I've heard this song played live twice in my life, and neither time by The Stone Roses, who are certainly top 5 on my list of bands I've never gotten to see live (No. 1, by a long shot, is also No. 1 on this list). The first time was one of the best nights of my life. I was traveling alone in Ireland and ended up in Belfast. A good friend is from Belfast, so she got me in touch with a friend and we arranged to meet up. Turns out Ian Brown (ex- Stone Roses lead singer) was playing in town that night. He got us tickets. Turns out Ian Brown is from Manchester. Turns out Manchester United were playing in the Finals of one of the really big European "football" championships (FA Cup? Champions League?). Turns out the place where Ian Brown was playing opened up early so that folks could watch this big match, and he and the whole band were there watching the game. Which was pretty amazing in and of itself -- hell, just being in Belfast watching a really important (to them) soccer match, being young and fearless and unattached and slightly drunk and feeling like my whole life was ahead of me was pretty amazing.

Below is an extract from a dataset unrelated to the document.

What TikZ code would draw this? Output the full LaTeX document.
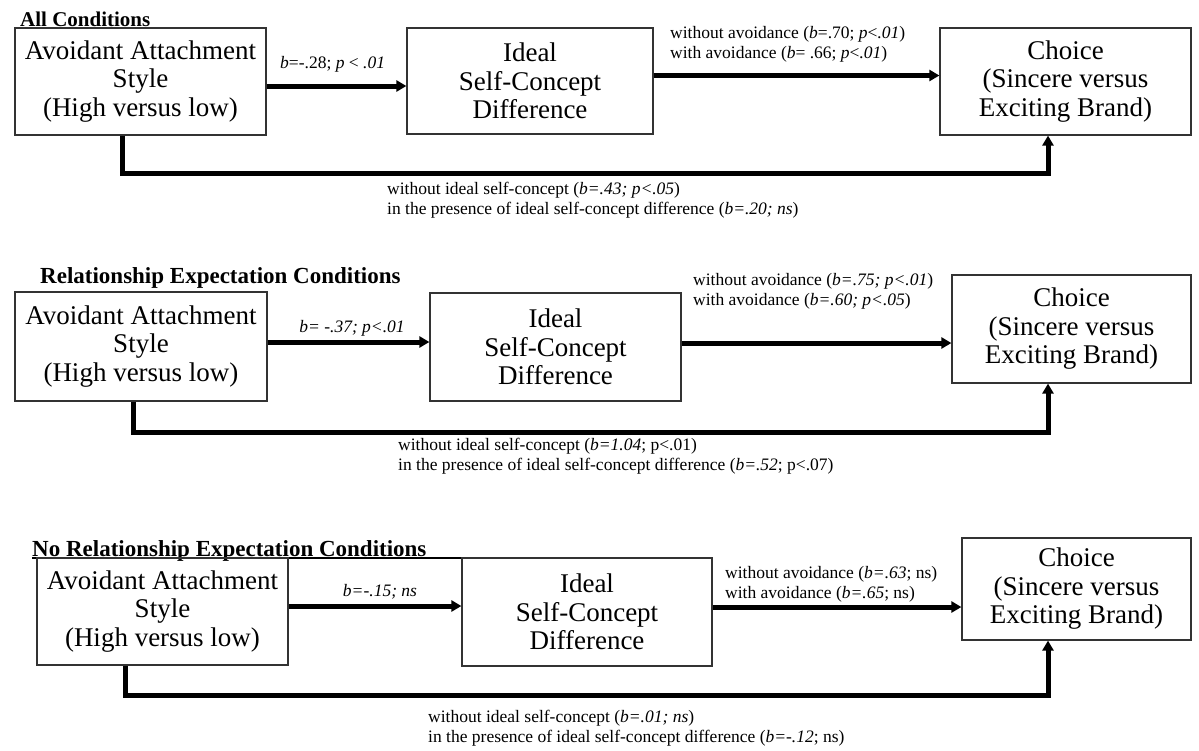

But then again, Manchester United were losing by a goal and folks there were taking it pretty hard and the mood had turned quite somber, especially when the regular time expired with the old "Reds" behind. All that was left was the "injury time" -- a unique and wonderful, though totally maddening aspect of soccer where after the allotted game time ends the referees add an amount of time only they know to compensate for the number of minutes missed throughout the match while players flopped to the ground and writhed in pain, Paul Pierce style, trying to draw a foul call despite having been barely brushed. In any event, as it came to pass, Man U scored not one, but two goals during the 5 minutes or so of "injury time," one of the iconic moments in soccer history (think Kirk Gibson but without Vin Scully sanctifying the moment with his mellifluous tenor), the place went absolutely bat shit crazy, the doors open, the whole crowd, whipped into a frenzy, spills into the hall next door, the band breaks out into an amazing set that includes a cover of Thriller, a bunch of great solo stuff, and a handful of Stone Roses tunes, includingI Wanna Be Adored. More drinks were shared with the band post-show, I somehow made it back to my hostel, and slept fitfully thinking of Sugar Spun Sisters and corner kicks. One of those amazing nights they make shitty beer commercials about.
The second time I heard this song played live was not quite the iconic night as above, but still came at the end of one of the better local shows I've ever seen. I came in late to an absolutely packed house at Spaceland for a Monsters Are Waiting show (residency show, maybe?) about 4 or 5 years ago. They'd been recommended to me, but didn't know anything about them. They closed with an incredible cover of this song that thrummed with energy, and their lead singer, Annalee, absolutely owned the room. Turns out she has a new band, called Lonely Trees. They are really good, and she is terrific as ever. Anyhow, here is the Monsters are Waiting cover of this tune. What they did with the build-up intro is really cool.
5. "Night on the Sun" by Modest Mouse
This is my favorite song ever. I once got a copy of an extended version of this, but I can't seem to find the CD. It was on my old computer, but that computer died in child birth (a nurse knocked a glass of water onto it while Kate was in labor; good times). I believe the full-length version might have been the b-side to a 12" single for one of the tracks from Building Nothing Out of Something (Interstate 8, maybe?). It was also the first track on a Japanese-issued-only EP of the same name (I'm not a big fan or anything.) it's not on iTunes, though.
They put a truncated version of this tune on a b-sides compilation called Everywhere and His Nasty Parlour Tricks. But then Youtube comes through. So now I need to stop typing, turn off the rest of the lights, and listen to this on headphones. Everything is going to be alright.